We strongly considered the Ravens here, given that they'll be playing without Lamar Jackson for a stretch and are facing five games that might be tougher than the combined opponents' win percentage (.459) suggests. For the same reasoning, the 49ers would make excellent candidates, too, as they try to rally around Brock Purdy vs. a sneaky-tough slate.
But in the end, we couldn't look at the Jets' remaining five-game gauntlet without wondering if they can hang on to a playoff spot. They're currently sitting in the final wild-card slot but might need to win four of five down the stretch to assure they stay in the postseason picture.
The Bills will be ready for the rematch in Buffalo this week after losing to the Jets a month ago in New York.

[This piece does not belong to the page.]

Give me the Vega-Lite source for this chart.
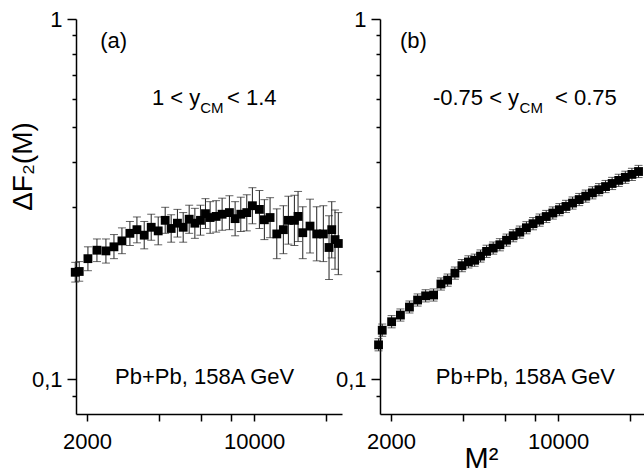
{
  "$schema": "https://vega.github.io/schema/vega-lite/v6.json",
  "padding": {"left": 9, "top": 8, "right": 0, "bottom": 0},
  "background": "white",
  "spacing": 38,
  "bounds": "flush",
  "datasets": {
    "a": [
      {"m2": 1787, "f": 0.198, "lo": 0.186, "hi": 0.211},
      {"m2": 1857, "f": 0.199, "lo": 0.187, "hi": 0.212},
      {"m2": 2019, "f": 0.216, "lo": 0.200, "hi": 0.233},
      {"m2": 2202, "f": 0.228, "lo": 0.212, "hi": 0.245},
      {"m2": 2401, "f": 0.227, "lo": 0.210, "hi": 0.245},
      {"m2": 2594, "f": 0.233, "lo": 0.216, "hi": 0.252},
      {"m2": 2801, "f": 0.242, "lo": 0.223, "hi": 0.263},
      {"m2": 3024, "f": 0.254, "lo": 0.235, "hi": 0.274},
      {"m2": 3236, "f": 0.260, "lo": 0.239, "hi": 0.282},
      {"m2": 3471, "f": 0.251, "lo": 0.230, "hi": 0.274},
      {"m2": 3713, "f": 0.264, "lo": 0.243, "hi": 0.287},
      {"m2": 3972, "f": 0.258, "lo": 0.236, "hi": 0.282},
      {"m2": 4247, "f": 0.276, "lo": 0.254, "hi": 0.300},
      {"m2": 4499, "f": 0.262, "lo": 0.240, "hi": 0.286},
      {"m2": 4779, "f": 0.271, "lo": 0.248, "hi": 0.296},
      {"m2": 5051, "f": 0.264, "lo": 0.240, "hi": 0.290},
      {"m2": 5351, "f": 0.278, "lo": 0.254, "hi": 0.304},
      {"m2": 5652, "f": 0.271, "lo": 0.246, "hi": 0.298},
      {"m2": 5965, "f": 0.276, "lo": 0.251, "hi": 0.304},
      {"m2": 6259, "f": 0.288, "lo": 0.262, "hi": 0.317},
      {"m2": 6547, "f": 0.281, "lo": 0.254, "hi": 0.311},
      {"m2": 6936, "f": 0.283, "lo": 0.256, "hi": 0.313},
      {"m2": 7348, "f": 0.287, "lo": 0.259, "hi": 0.318},
      {"m2": 7883, "f": 0.290, "lo": 0.260, "hi": 0.323},
      {"m2": 8327, "f": 0.279, "lo": 0.250, "hi": 0.311},
      {"m2": 8796, "f": 0.287, "lo": 0.257, "hi": 0.320},
      {"m2": 9318, "f": 0.290, "lo": 0.258, "hi": 0.325},
      {"m2": 9834, "f": 0.303, "lo": 0.270, "hi": 0.340},
      {"m2": 10520, "f": 0.296, "lo": 0.262, "hi": 0.334},
      {"m2": 11036, "f": 0.277, "lo": 0.244, "hi": 0.315},
      {"m2": 11658, "f": 0.281, "lo": 0.247, "hi": 0.319},
      {"m2": 12438, "f": 0.253, "lo": 0.216, "hi": 0.297},
      {"m2": 13251, "f": 0.260, "lo": 0.223, "hi": 0.303},
      {"m2": 13906, "f": 0.276, "lo": 0.237, "hi": 0.322},
      {"m2": 14732, "f": 0.276, "lo": 0.235, "hi": 0.324},
      {"m2": 15263, "f": 0.283, "lo": 0.241, "hi": 0.332},
      {"m2": 15971, "f": 0.255, "lo": 0.216, "hi": 0.301},
      {"m2": 17125, "f": 0.266, "lo": 0.224, "hi": 0.316},
      {"m2": 18267, "f": 0.253, "lo": 0.213, "hi": 0.301},
      {"m2": 19469, "f": 0.253, "lo": 0.212, "hi": 0.303},
      {"m2": 20566, "f": 0.232, "lo": 0.189, "hi": 0.284},
      {"m2": 21108, "f": 0.260, "lo": 0.217, "hi": 0.311},
      {"m2": 21786, "f": 0.244, "lo": 0.202, "hi": 0.295},
      {"m2": 22490, "f": 0.238, "lo": 0.195, "hi": 0.290}
    ],
    "b": [
      {"m2": 1775, "f": 0.1245, "lo": 0.1198, "hi": 0.1295},
      {"m2": 1839, "f": 0.1367, "lo": 0.1315, "hi": 0.1422},
      {"m2": 2013, "f": 0.1443, "lo": 0.1388, "hi": 0.1501},
      {"m2": 2191, "f": 0.1506, "lo": 0.1449, "hi": 0.1566},
      {"m2": 2390, "f": 0.1585, "lo": 0.1525, "hi": 0.1648},
      {"m2": 2585, "f": 0.1658, "lo": 0.1595, "hi": 0.1724},
      {"m2": 2793, "f": 0.1703, "lo": 0.1638, "hi": 0.1771},
      {"m2": 3015, "f": 0.1712, "lo": 0.1647, "hi": 0.1780},
      {"m2": 3236, "f": 0.1837, "lo": 0.1767, "hi": 0.1910},
      {"m2": 3451, "f": 0.1883, "lo": 0.1811, "hi": 0.1958},
      {"m2": 3702, "f": 0.1969, "lo": 0.1894, "hi": 0.2048},
      {"m2": 3960, "f": 0.2065, "lo": 0.1987, "hi": 0.2148},
      {"m2": 4216, "f": 0.2115, "lo": 0.2035, "hi": 0.2200},
      {"m2": 4477, "f": 0.2138, "lo": 0.2057, "hi": 0.2224},
      {"m2": 4738, "f": 0.2196, "lo": 0.2113, "hi": 0.2284},
      {"m2": 5022, "f": 0.2263, "lo": 0.2177, "hi": 0.2354},
      {"m2": 5351, "f": 0.2311, "lo": 0.2223, "hi": 0.2403},
      {"m2": 5707, "f": 0.2361, "lo": 0.2271, "hi": 0.2455},
      {"m2": 6086, "f": 0.2431, "lo": 0.2339, "hi": 0.2528},
      {"m2": 6487, "f": 0.2501, "lo": 0.2406, "hi": 0.2601},
      {"m2": 6915, "f": 0.2559, "lo": 0.2462, "hi": 0.2661},
      {"m2": 7369, "f": 0.2632, "lo": 0.2532, "hi": 0.2737},
      {"m2": 7853, "f": 0.2701, "lo": 0.2598, "hi": 0.2809},
      {"m2": 8367, "f": 0.2763, "lo": 0.2658, "hi": 0.2874},
      {"m2": 8917, "f": 0.2828, "lo": 0.2721, "hi": 0.2941},
      {"m2": 9500, "f": 0.2892, "lo": 0.2782, "hi": 0.3008},
      {"m2": 10124, "f": 0.2954, "lo": 0.2842, "hi": 0.3072},
      {"m2": 10785, "f": 0.3016, "lo": 0.2901, "hi": 0.3137},
      {"m2": 11489, "f": 0.3082, "lo": 0.2965, "hi": 0.3205},
      {"m2": 12247, "f": 0.3152, "lo": 0.3032, "hi": 0.3278},
      {"m2": 13047, "f": 0.3221, "lo": 0.3099, "hi": 0.3350},
      {"m2": 13906, "f": 0.3290, "lo": 0.3165, "hi": 0.3422},
      {"m2": 14816, "f": 0.3357, "lo": 0.3229, "hi": 0.3491},
      {"m2": 15785, "f": 0.3425, "lo": 0.3295, "hi": 0.3562},
      {"m2": 16817, "f": 0.3493, "lo": 0.3360, "hi": 0.3633},
      {"m2": 17920, "f": 0.3563, "lo": 0.3428, "hi": 0.3706},
      {"m2": 19095, "f": 0.3634, "lo": 0.3496, "hi": 0.3779},
      {"m2": 20348, "f": 0.3702, "lo": 0.3561, "hi": 0.3850},
      {"m2": 21684, "f": 0.3771, "lo": 0.3628, "hi": 0.3922}
    ],
    "ta_main": [
      {"m2": 2273, "f": 0.8294, "text": "(a)"},
      {"m2": 3738, "f": 0.5778, "text": "1 < y"},
      {"m2": 7700, "f": 0.5778, "text": "< 1.4"}
    ],
    "ta_sub": [{"m2": 5948, "f": 0.549, "text": "CM"}],
    "ta_note": [{"m2": 6211, "f": 0.0968, "text": "Pb+Pb, 158A GeV"}],
    "tb_main": [
      {"m2": 2181, "f": 0.8294, "text": "(b)"},
      {"m2": 2995, "f": 0.5778, "text": "-0.75 < y"},
      {"m2": 9700, "f": 0.5778, "text": "< 0.75"}
    ],
    "tb_sub": [{"m2": 6900, "f": 0.549, "text": "CM"}],
    "tb_note": [{"m2": 7292, "f": 0.0968, "text": "Pb+Pb, 158A GeV"}]
  },
  "hconcat": [
    {
      "width": 266,
      "height": 395,
      "layer": [
        {
          "data": {"name": "a"},
          "mark": {"type": "rule", "color": "#222222", "strokeWidth": 1, "clip": false},
          "encoding": {
            "x": {"field": "m2", "type": "quantitative",
              "scale": {"type": "log", "domain": [1800, 23300], "nice": false},
              "axis": {"values": [2000, 4000, 6000, 8000, 10000, 20000],
                "labelExpr": "datum.value == 2000 ? '2000' : (datum.value == 10000 ? '10000' : '')",
                "tickSize": 7, "labelPadding": 27, "labelBaseline": "alphabetic", "title": null}},
            "y": {"field": "lo", "type": "quantitative",
              "scale": {"type": "log", "domain": [0.08, 1], "nice": false},
              "axis": {"values": [0.09, 0.1, 0.2, 0.3, 0.4, 0.5, 0.6, 0.7, 0.8, 0.9, 1],
                "labelExpr": "datum.value == 1 ? '1' : (datum.value == 0.1 ? '0,1' : '')",
                "tickSize": {"condition": {"test": "datum.value == 1 || datum.value == 0.1", "value": 9}, "value": 4},
                "labelPadding": 5,
                "title": "ΔF₂(M)", "titleFontSize": 28, "titleX": -53, "titleY": 147,
                "titleAlign": "center", "titleBaseline": "middle", "titleAngle": 270}},
            "y2": {"field": "hi"}
          }
        },
        {
          "data": {"name": "a"},
          "mark": {"type": "tick", "orient": "horizontal", "size": 8, "thickness": 1, "color": "#222222", "clip": false},
          "encoding": {"x": {"field": "m2", "type": "quantitative"}, "y": {"field": "lo", "type": "quantitative"}}
        },
        {
          "data": {"name": "a"},
          "mark": {"type": "tick", "orient": "horizontal", "size": 8, "thickness": 1, "color": "#222222", "clip": false},
          "encoding": {"x": {"field": "m2", "type": "quantitative"}, "y": {"field": "hi", "type": "quantitative"}}
        },
        {
          "data": {"name": "a"},
          "mark": {"type": "point", "shape": "square", "filled": true, "size": 78, "color": "black", "opacity": 1, "clip": false},
          "encoding": {"x": {"field": "m2", "type": "quantitative"}, "y": {"field": "f", "type": "quantitative"}}
        },
        {
          "data": {"name": "ta_main"},
          "mark": {"type": "text", "fontSize": 22, "align": "left", "baseline": "alphabetic", "color": "black"},
          "encoding": {"x": {"field": "m2", "type": "quantitative"}, "y": {"field": "f", "type": "quantitative"}, "text": {"field": "text"}}
        },
        {
          "data": {"name": "ta_sub"},
          "mark": {"type": "text", "fontSize": 15, "align": "left", "baseline": "alphabetic", "color": "black"},
          "encoding": {"x": {"field": "m2", "type": "quantitative"}, "y": {"field": "f", "type": "quantitative"}, "text": {"field": "text"}}
        },
        {
          "data": {"name": "ta_note"},
          "mark": {"type": "text", "fontSize": 22, "align": "center", "baseline": "alphabetic", "color": "black"},
          "encoding": {"x": {"field": "m2", "type": "quantitative"}, "y": {"field": "f", "type": "quantitative"}, "text": {"field": "text"}}
        }
      ]
    },
    {
      "width": 266,
      "height": 395,
      "layer": [
        {
          "data": {"name": "b"},
          "mark": {"type": "rule", "color": "#222222", "strokeWidth": 1, "clip": false},
          "encoding": {
            "x": {"field": "m2", "type": "quantitative",
              "scale": {"type": "log", "domain": [1800, 23300], "nice": false},
              "axis": {"values": [2000, 4000, 6000, 8000, 10000, 20000],
                "labelExpr": "datum.value == 2000 ? '2000' : (datum.value == 10000 ? '10000' : '')",
                "tickSize": 7, "labelPadding": 27, "labelBaseline": "alphabetic",
                "title": "M²", "titleFontSize": 29, "titleX": 101, "titleY": 53,
                "titleAlign": "center", "titleBaseline": "alphabetic"}},
            "y": {"field": "lo", "type": "quantitative",
              "scale": {"type": "log", "domain": [0.08, 1], "nice": false},
              "axis": {"values": [0.09, 0.1, 0.2, 0.3, 0.4, 0.5, 0.6, 0.7, 0.8, 0.9, 1],
                "labelExpr": "datum.value == 1 ? '1' : (datum.value == 0.1 ? '0,1' : '')",
                "tickSize": {"condition": {"test": "datum.value == 1 || datum.value == 0.1", "value": 9}, "value": 4},
                "labelPadding": 5, "title": null}},
            "y2": {"field": "hi"}
          }
        },
        {
          "data": {"name": "b"},
          "mark": {"type": "tick", "orient": "horizontal", "size": 8, "thickness": 1, "color": "#222222", "clip": false},
          "encoding": {"x": {"field": "m2", "type": "quantitative"}, "y": {"field": "lo", "type": "quantitative"}}
        },
        {
          "data": {"name": "b"},
          "mark": {"type": "tick", "orient": "horizontal", "size": 8, "thickness": 1, "color": "#222222", "clip": false},
          "encoding": {"x": {"field": "m2", "type": "quantitative"}, "y": {"field": "hi", "type": "quantitative"}}
        },
        {
          "data": {"name": "b"},
          "mark": {"type": "point", "shape": "square", "filled": true, "size": 78, "color": "black", "opacity": 1, "clip": false},
          "encoding": {"x": {"field": "m2", "type": "quantitative"}, "y": {"field": "f", "type": "quantitative"}}
        },
        {
          "data": {"name": "tb_main"},
          "mark": {"type": "text", "fontSize": 22, "align": "left", "baseline": "alphabetic", "color": "black"},
          "encoding": {"x": {"field": "m2", "type": "quantitative"}, "y": {"field": "f", "type": "quantitative"}, "text": {"field": "text"}}
        },
        {
          "data": {"name": "tb_sub"},
          "mark": {"type": "text", "fontSize": 15, "align": "left", "baseline": "alphabetic", "color": "black"},
          "encoding": {"x": {"field": "m2", "type": "quantitative"}, "y": {"field": "f", "type": "quantitative"}, "text": {"field": "text"}}
        },
        {
          "data": {"name": "tb_note"},
          "mark": {"type": "text", "fontSize": 22, "align": "center", "baseline": "alphabetic", "color": "black"},
          "encoding": {"x": {"field": "m2", "type": "quantitative"}, "y": {"field": "f", "type": "quantitative"}, "text": {"field": "text"}}
        }
      ]
    }
  ],
  "config": {
    "font": "Liberation Sans",
    "view": {"stroke": null},
    "axis": {
      "grid": false,
      "domainColor": "black",
      "domainWidth": 1.5,
      "tickColor": "black",
      "tickWidth": 1.5,
      "labelFont": "Liberation Sans",
      "labelFontSize": 22,
      "labelColor": "black",
      "labelFlush": false,
      "labelOverlap": false,
      "titleFont": "Liberation Sans",
      "titleFontWeight": "normal",
      "titleColor": "black"
    }
  }
}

The final two regular-season Jets home games come against teams that might or might not be better than their records: the Lions and Jaguars in a four-day span between Weeks 15 and 16. Both Detroit and Jacksonville -- young squads looking to keep building, with 2023 in mind -- have incentive to play hard down the stretch, despite being on the fringe of the playoff picture.
Then it's back on the road to face the playoff-starved Seahawks (and old friend Geno Smith) and Dolphins. The Jets dominated the first matchup with Miami in New York; the sequel figures to be a big Week 18 game.
There's also the QB situation. Can Mike White regain his magic touch? Interestingly, Robert Saleh indicated this week that the plan is to play Zach Wilson at some point down the stretch. How will Saleh handle White if he struggles this week or next? The Jets could be riding the razor's edge for the final month of the season. They'll either be toughened up before their first playoff appearance in 12 years or keep that frustrating drought going.